*Collected material*.
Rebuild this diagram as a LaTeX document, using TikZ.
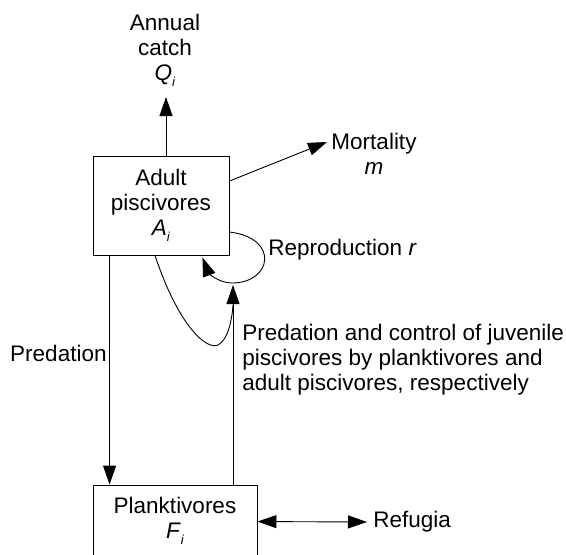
\documentclass[tikz,border=0pt]{standalone}
\usepackage{fontspec}
\setmainfont{Liberation Sans}
\usetikzlibrary{arrows.meta}
\newcommand{\subi}{\raisebox{-6pt}{\fontsize{13}{13}\selectfont\textit{i}}}
\begin{document}
\begin{tikzpicture}[x=1pt,y=-1pt,
  line width=0.9pt,
  >={Triangle[length=19pt,width=13pt]},
  every node/.style={font=\fontsize{22.5}{25}\selectfont, inner sep=0pt},
  box/.style={draw, align=center}]
\useasboundingbox (0,0) rectangle (566,555);
% boxes
\node[box, minimum width=136pt, minimum height=99pt] (A) at (161,205.5) {Adult\\piscivores\\\textit{A}\subi};
\node[box, minimum width=164pt, minimum height=72pt] (F) at (175,521) {Planktivores\\\textit{F}\subi};
% labels
\node[align=center] (C) at (165,50) {Annual\\catch\\\textit{Q}\subi};
\node[align=center] (M) at (374,154) {Mortality\\\textit{m}};
\node[anchor=west] (R) at (268,250) {Reproduction \textit{r}};
\node[anchor=east] (P) at (107,353) {Predation};
\node[anchor=west, align=left] (T) at (242,360) {Predation and control of juvenile\\piscivores by planktivores and\\adult piscivores, respectively};
\node[anchor=west] (G) at (373,522) {Refugia};
% coordinates
\coordinate (qtip) at (166,97);
\coordinate (mtip) at (327,142);
\coordinate (rb) at (233,285);
\coordinate (J) at (233,305);
% connectors
\draw[->] (A.north -| qtip) -- (qtip);
\draw[->] ([yshift=24.5pt]A.east) -- (mtip);
\draw[->] ([yshift=-26.5pt]A.east) .. controls (280,238) and (272,283) .. (232,283)
  .. controls (218,283) and (208,272) .. ([xshift=-27pt,yshift=-2pt]A.south east);
\draw[->] ([xshift=17pt]A.south west) -- ([xshift=17pt]F.north west);
\draw[->] ([xshift=58pt]F.north) -- (rb);
\draw ([xshift=-6pt]A.south) .. controls (180,330) and (208,350) .. (218,345)
  .. controls (228,340) and (232,320) .. (J);
\draw[<->] ([yshift=-37pt]F.north east) -- ([xshift=-6pt]G.west);
\end{tikzpicture}
\end{document}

*Given task*. Copy out each line exactly, without the pictures.

*Answer to this task*.
Rebuild this diagram as a LaTeX document, using TikZ.
\documentclass[tikz,border=0pt]{standalone}
\usepackage{fontspec}
\setmainfont{Liberation Sans}
\usetikzlibrary{arrows.meta}
\newcommand{\subi}{\raisebox{-6pt}{\fontsize{13}{13}\selectfont\textit{i}}}
\begin{document}
\begin{tikzpicture}[x=1pt,y=-1pt,
  line width=0.9pt,
  >={Triangle[length=19pt,width=13pt]},
  every node/.style={font=\fontsize{22.5}{25}\selectfont, inner sep=0pt},
  box/.style={draw, align=center}]
\useasboundingbox (0,0) rectangle (566,555);
% boxes
\node[box, minimum width=136pt, minimum height=99pt] (A) at (161,205.5) {Adult\\piscivores\\\textit{A}\subi};
\node[box, minimum width=164pt, minimum height=72pt] (F) at (175,521) {Planktivores\\\textit{F}\subi};
% labels
\node[align=center] (C) at (165,50) {Annual\\catch\\\textit{Q}\subi};
\node[align=center] (M) at (374,154) {Mortality\\\textit{m}};
\node[anchor=west] (R) at (268,250) {Reproduction \textit{r}};
\node[anchor=east] (P) at (107,353) {Predation};
\node[anchor=west, align=left] (T) at (242,360) {Predation and control of juvenile\\piscivores by planktivores and\\adult piscivores, respectively};
\node[anchor=west] (G) at (373,522) {Refugia};
% coordinates
\coordinate (qtip) at (166,97);
\coordinate (mtip) at (327,142);
\coordinate (rb) at (233,285);
\coordinate (J) at (233,305);
% connectors
\draw[->] (A.north -| qtip) -- (qtip);
\draw[->] ([yshift=24.5pt]A.east) -- (mtip);
\draw[->] ([yshift=-26.5pt]A.east) .. controls (280,238) and (272,283) .. (232,283)
  .. controls (218,283) and (208,272) .. ([xshift=-27pt,yshift=-2pt]A.south east);
\draw[->] ([xshift=17pt]A.south west) -- ([xshift=17pt]F.north west);
\draw[->] ([xshift=58pt]F.north) -- (rb);
\draw ([xshift=-6pt]A.south) .. controls (180,330) and (208,350) .. (218,345)
  .. controls (228,340) and (232,320) .. (J);
\draw[<->] ([yshift=-37pt]F.north east) -- ([xshift=-6pt]G.west);
\end{tikzpicture}
\end{document}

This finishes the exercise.